Volkswagen Polo 2026. Jak zmieni się popularny hatchback? Zobaczcie sami
Volkswagen Polo zostanie z nami na dłużej, a już za kilka miesięcy poznamy odświeżony wariant na rocznik modelowy 2026. Co zmieni się w tym samochodzie? Sprawdzamy to.
- Volkswagen Polo pozostanie znacznie dłużej na rynku
- Niemiecka marka potrzebuje rozsądnego modelu w segmencie B
- Popularny hatchback przejdzie lifting
- Sprawdzamy co zmieni się w tym samochodzie
Marka z Wolfsburga jest w bardzo trudnej sytuacji. Negocjacje ze związkami zawodowymi stanęły w martwym punkcie, co oznacza nadchodzące w najbliższych dniach strajki. Walka o znalezienie oszczędności nie jest łatwa, a sprzedaż piekielnie drogich w rozwoju samochodów elektrycznych mocno zwolniła. Niemcy szukają więc alternatyw, a jedną z nich jest... Volkswagen Polo.
Popularny miejski hatchback miał niebawem zniknąć z rynku, ustępując miejsca swojemu następcy - Volkswagenowi ID.2. Teraz już wiadomo, że tak się nie stanie. Niemiecki producent zdecydował się na przedłużenie życia tego modelu, dając mu ciekawszy wygląd i lepsze wyposażenie.
Czego więc możemy spodziewać się po samochodzie, który zadebiutuje w przyszłym roku? Sięgnęliśmy po kryształową kulę i sprawdziliśmy co szykuje Volkswagen.

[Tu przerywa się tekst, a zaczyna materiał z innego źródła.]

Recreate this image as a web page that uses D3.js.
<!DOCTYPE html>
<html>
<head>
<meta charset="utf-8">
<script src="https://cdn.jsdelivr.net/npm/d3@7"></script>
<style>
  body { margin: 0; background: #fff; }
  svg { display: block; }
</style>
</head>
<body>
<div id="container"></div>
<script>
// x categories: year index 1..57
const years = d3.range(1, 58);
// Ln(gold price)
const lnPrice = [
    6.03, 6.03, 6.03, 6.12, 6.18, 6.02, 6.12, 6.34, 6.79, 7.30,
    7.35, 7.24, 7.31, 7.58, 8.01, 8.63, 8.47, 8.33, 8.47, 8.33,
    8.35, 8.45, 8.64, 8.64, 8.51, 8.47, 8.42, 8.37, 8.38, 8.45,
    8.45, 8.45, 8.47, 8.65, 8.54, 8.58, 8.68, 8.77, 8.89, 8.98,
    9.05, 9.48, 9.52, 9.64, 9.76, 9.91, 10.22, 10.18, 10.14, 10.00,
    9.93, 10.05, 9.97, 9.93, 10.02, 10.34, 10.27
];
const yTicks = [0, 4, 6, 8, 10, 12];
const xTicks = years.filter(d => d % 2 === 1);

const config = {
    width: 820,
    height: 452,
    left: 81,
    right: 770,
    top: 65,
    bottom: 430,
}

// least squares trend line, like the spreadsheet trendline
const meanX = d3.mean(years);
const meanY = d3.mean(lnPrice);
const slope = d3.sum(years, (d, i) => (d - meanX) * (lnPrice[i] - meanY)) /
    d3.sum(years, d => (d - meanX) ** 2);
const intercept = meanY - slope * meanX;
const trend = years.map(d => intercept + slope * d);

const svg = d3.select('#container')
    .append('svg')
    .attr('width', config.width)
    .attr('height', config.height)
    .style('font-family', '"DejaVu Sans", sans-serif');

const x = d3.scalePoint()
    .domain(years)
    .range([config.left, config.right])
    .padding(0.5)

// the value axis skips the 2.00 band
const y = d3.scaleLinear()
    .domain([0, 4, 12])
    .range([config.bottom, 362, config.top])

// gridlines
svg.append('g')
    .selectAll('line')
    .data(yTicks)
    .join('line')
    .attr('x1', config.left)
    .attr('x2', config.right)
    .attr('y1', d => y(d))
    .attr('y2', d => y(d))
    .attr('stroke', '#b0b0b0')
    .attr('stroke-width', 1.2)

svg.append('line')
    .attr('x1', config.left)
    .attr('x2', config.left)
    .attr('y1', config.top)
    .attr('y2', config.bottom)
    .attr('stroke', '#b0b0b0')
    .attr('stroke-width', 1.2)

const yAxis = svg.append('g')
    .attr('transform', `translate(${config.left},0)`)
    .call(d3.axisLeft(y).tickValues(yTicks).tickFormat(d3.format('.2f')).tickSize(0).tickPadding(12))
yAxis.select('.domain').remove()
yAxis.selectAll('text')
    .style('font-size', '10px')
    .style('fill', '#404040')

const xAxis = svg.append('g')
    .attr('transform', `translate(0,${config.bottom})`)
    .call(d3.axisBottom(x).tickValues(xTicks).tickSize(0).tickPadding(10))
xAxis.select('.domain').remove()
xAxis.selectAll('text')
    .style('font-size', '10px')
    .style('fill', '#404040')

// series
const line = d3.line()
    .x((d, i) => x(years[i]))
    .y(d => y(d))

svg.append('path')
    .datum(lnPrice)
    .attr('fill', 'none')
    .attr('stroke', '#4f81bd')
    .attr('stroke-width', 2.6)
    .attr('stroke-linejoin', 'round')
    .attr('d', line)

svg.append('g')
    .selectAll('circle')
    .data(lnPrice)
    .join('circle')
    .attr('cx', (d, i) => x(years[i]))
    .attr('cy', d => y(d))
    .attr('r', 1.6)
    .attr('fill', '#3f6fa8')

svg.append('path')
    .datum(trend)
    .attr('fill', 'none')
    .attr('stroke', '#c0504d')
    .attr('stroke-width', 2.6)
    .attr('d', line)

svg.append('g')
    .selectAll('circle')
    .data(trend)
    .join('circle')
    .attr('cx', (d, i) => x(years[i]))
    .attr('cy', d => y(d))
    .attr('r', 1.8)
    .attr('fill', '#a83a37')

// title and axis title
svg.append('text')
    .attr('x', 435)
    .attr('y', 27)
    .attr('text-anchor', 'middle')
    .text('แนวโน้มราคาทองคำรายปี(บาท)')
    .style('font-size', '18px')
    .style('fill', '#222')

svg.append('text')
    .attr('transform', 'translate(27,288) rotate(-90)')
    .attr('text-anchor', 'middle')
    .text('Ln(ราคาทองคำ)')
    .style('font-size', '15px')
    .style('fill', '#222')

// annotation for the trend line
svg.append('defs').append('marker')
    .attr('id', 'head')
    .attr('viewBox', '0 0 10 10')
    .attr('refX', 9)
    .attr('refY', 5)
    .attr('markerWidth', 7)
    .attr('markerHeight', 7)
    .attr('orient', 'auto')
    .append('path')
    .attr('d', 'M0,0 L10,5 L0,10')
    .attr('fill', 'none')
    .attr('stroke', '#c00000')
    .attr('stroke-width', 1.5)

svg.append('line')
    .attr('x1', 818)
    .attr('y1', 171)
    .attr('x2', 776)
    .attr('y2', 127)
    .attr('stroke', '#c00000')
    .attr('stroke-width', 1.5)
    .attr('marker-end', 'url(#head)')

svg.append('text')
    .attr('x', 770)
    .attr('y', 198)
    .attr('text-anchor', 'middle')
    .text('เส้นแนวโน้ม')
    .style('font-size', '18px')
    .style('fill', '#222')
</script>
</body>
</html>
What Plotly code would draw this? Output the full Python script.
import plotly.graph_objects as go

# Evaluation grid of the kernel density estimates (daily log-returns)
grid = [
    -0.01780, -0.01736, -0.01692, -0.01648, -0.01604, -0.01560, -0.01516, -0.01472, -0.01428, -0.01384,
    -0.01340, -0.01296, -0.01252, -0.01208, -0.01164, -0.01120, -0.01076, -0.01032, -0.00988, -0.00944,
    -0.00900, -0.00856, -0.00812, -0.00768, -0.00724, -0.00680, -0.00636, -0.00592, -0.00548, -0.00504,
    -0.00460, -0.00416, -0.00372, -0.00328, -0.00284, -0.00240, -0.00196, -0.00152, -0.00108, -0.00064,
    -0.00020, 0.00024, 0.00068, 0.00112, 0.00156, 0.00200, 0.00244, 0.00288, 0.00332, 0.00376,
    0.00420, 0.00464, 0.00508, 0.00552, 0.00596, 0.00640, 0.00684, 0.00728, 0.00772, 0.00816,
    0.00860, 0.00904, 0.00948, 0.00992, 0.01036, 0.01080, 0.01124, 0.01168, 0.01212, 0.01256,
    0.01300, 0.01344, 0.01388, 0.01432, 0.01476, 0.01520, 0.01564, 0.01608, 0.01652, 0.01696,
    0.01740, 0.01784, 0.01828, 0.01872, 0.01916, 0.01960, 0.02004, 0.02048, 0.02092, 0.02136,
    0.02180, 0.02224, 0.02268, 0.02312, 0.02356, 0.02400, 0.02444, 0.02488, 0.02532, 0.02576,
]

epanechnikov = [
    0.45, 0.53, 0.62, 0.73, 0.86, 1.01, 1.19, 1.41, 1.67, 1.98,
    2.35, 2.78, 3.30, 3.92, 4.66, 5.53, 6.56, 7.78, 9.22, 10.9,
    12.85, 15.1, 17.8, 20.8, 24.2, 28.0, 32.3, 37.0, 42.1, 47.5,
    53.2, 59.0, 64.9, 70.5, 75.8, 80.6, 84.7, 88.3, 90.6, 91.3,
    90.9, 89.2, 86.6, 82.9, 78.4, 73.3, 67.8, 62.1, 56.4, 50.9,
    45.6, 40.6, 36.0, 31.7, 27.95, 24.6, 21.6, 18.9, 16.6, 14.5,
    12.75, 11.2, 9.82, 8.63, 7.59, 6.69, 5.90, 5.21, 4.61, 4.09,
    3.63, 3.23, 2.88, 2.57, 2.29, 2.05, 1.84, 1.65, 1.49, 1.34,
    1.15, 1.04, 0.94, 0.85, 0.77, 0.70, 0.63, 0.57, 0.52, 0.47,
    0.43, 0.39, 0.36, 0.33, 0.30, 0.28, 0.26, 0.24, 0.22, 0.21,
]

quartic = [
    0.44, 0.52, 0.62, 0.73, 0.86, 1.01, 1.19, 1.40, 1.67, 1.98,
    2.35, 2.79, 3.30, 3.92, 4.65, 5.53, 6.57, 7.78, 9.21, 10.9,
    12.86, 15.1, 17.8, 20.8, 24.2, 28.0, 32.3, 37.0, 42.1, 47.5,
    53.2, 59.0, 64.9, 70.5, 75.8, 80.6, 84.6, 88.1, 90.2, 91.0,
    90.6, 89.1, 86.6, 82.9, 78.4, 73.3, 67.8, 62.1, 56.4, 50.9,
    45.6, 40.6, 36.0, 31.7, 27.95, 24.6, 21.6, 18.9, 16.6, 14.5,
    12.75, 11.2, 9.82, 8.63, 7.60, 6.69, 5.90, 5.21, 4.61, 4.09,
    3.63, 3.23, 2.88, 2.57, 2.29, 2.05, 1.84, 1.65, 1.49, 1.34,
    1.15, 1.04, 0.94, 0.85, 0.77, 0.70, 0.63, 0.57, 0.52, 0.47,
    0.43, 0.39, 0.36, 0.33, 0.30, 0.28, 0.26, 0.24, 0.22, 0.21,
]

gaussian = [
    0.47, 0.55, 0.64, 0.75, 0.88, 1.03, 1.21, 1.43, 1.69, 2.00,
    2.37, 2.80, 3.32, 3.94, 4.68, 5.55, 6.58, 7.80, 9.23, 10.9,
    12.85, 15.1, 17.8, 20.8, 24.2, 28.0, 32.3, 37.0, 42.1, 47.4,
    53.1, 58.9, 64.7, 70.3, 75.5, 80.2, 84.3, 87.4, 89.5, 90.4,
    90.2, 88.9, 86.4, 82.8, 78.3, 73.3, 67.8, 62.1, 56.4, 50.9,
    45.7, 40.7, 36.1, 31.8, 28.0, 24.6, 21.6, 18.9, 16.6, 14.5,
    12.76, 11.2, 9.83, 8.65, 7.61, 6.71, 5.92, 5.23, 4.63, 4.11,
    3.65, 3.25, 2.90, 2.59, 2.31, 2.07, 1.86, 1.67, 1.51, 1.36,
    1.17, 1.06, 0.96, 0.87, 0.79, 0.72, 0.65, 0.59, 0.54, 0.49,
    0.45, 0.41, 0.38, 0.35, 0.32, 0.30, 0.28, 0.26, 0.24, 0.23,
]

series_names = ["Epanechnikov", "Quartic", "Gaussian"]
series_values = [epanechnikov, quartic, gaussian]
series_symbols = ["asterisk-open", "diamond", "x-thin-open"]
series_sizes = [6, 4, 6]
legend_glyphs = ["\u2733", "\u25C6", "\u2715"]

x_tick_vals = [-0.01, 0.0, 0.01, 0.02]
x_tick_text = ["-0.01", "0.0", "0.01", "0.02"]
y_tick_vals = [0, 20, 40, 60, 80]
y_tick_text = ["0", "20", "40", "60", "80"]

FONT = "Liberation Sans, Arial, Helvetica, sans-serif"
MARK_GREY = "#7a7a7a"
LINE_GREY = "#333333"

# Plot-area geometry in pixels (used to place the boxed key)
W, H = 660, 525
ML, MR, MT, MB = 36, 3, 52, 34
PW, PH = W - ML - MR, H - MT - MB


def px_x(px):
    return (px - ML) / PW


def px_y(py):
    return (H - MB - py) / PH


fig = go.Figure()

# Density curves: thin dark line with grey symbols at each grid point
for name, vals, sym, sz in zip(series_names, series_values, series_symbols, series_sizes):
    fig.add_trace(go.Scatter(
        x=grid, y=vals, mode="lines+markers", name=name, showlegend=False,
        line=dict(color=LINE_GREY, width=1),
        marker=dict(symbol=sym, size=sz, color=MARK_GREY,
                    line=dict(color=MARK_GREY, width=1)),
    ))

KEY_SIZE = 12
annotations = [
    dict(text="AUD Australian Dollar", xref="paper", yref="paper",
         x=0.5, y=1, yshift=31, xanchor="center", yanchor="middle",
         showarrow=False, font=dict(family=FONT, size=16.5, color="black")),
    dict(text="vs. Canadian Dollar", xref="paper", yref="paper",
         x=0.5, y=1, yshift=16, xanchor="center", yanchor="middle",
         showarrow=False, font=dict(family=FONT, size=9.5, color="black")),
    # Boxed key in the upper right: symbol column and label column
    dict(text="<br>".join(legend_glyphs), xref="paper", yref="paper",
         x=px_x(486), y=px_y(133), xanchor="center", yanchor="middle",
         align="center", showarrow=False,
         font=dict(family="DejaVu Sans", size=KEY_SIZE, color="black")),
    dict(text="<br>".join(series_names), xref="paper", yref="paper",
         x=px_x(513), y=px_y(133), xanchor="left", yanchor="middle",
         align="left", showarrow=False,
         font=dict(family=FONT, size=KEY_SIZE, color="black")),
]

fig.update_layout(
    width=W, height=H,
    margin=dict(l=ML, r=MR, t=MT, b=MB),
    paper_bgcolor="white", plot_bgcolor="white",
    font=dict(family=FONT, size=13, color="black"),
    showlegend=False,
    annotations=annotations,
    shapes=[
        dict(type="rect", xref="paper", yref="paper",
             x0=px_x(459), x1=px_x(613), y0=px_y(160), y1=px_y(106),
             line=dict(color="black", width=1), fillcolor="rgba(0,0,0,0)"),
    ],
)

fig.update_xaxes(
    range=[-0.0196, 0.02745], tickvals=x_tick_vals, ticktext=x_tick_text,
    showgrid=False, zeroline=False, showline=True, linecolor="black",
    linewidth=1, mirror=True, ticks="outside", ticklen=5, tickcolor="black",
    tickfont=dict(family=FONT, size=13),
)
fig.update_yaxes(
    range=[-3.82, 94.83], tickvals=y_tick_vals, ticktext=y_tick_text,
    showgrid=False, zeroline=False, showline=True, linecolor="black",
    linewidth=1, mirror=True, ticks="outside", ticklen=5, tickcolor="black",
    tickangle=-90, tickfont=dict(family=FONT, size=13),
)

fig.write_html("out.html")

Volkswagen Polo 2026, czyli kosmetyka w słusznym celu
Pewne jest to, że Polo zmieni się wizualnie, choć nie będzie to rewolucja. W końcu mówimy o liftingu, a nie o całkowicie nowej generacji. Koszty zaprojektowania opracowanego od podstaw nadwozia byłyby zbyt duże. Spodziewajcie się więc kosmetycznych zmian w pasie przednim i tylnym. Te powinny upodobnić nieco małego Volkswagena do większego Golfa.
Nieco więcej nowości powinniśmy zobaczyć za to we wnętrzu. Tutaj największym znakiem zapytania jest kwestia wykorzystania nowoczesnych multimediów z Golfa. Trudno powiedzieć, czy infrastruktura platformy MQB A0 pozwoli na tak dużą zmianę, teoretycznie pożądaną przez klientów. Naszym zdaniem zmiany mogą być dużo bardziej kosmetyczne - z mocniej wyeksponowanym ekranem multimediów (niczym w T-Crossie) i z poprawionymi materiałami wykończeniowymi.
Najwięcej nowości zobaczymy pod maską
Volkswagen chce skupić się na bardziej ekologicznych wersjach silników spalinowych. To sugeruje, że Niemcy albo postawią na dodanie miękkiej hybrydy do jednostki 1.0 TSI, albo zdecydują się na nietypowy ruch. W Golfie miejsce bazowego trzycylindrowego silnika zajęła 115-konna wersja jednostki 1.5 eTSI.
Dość prawdopodobny jest scenariusz, w którym Niemcy jeszcze mocniej "skręcą" ten silnik. 100/105-konna wersja 1.5 eTSI byłaby tańsza w produkcji i łatwiejsza w implementacji, niż inwestowanie w modyfikowanie trzycylindrowej jednostki. Polo jest przystosowane do montażu tego silnika (choć do tej pory dostawało go bez układ miękkiej hybrydy), więc taka decyzja bez wątpienia może wchodzić w grę.
Volkswagen Polo 2026 zadebiutuje w przyszłym roku
Tak przynajmniej wynika z oficjalnych zapowiedzi marki. Niebawem powinniśmy więc poznać więcej szczegółów na temat tego samochodu.
Ciekawe jest to, że Volkswagen inwestuje w Polo, które wcale nie notuje wybitnych wyników sprzedaży. Jego podniesiony kuzyn, T-Cross, cieszy się dużo większą popularnością. Do tego gamę marki niebawem uzupełni nowy Volkswagen T-Roc. To będzie druga generacja tego samochodu, opracowana od podstaw, mocniej spokrewniona z Golfem ósmej generacji.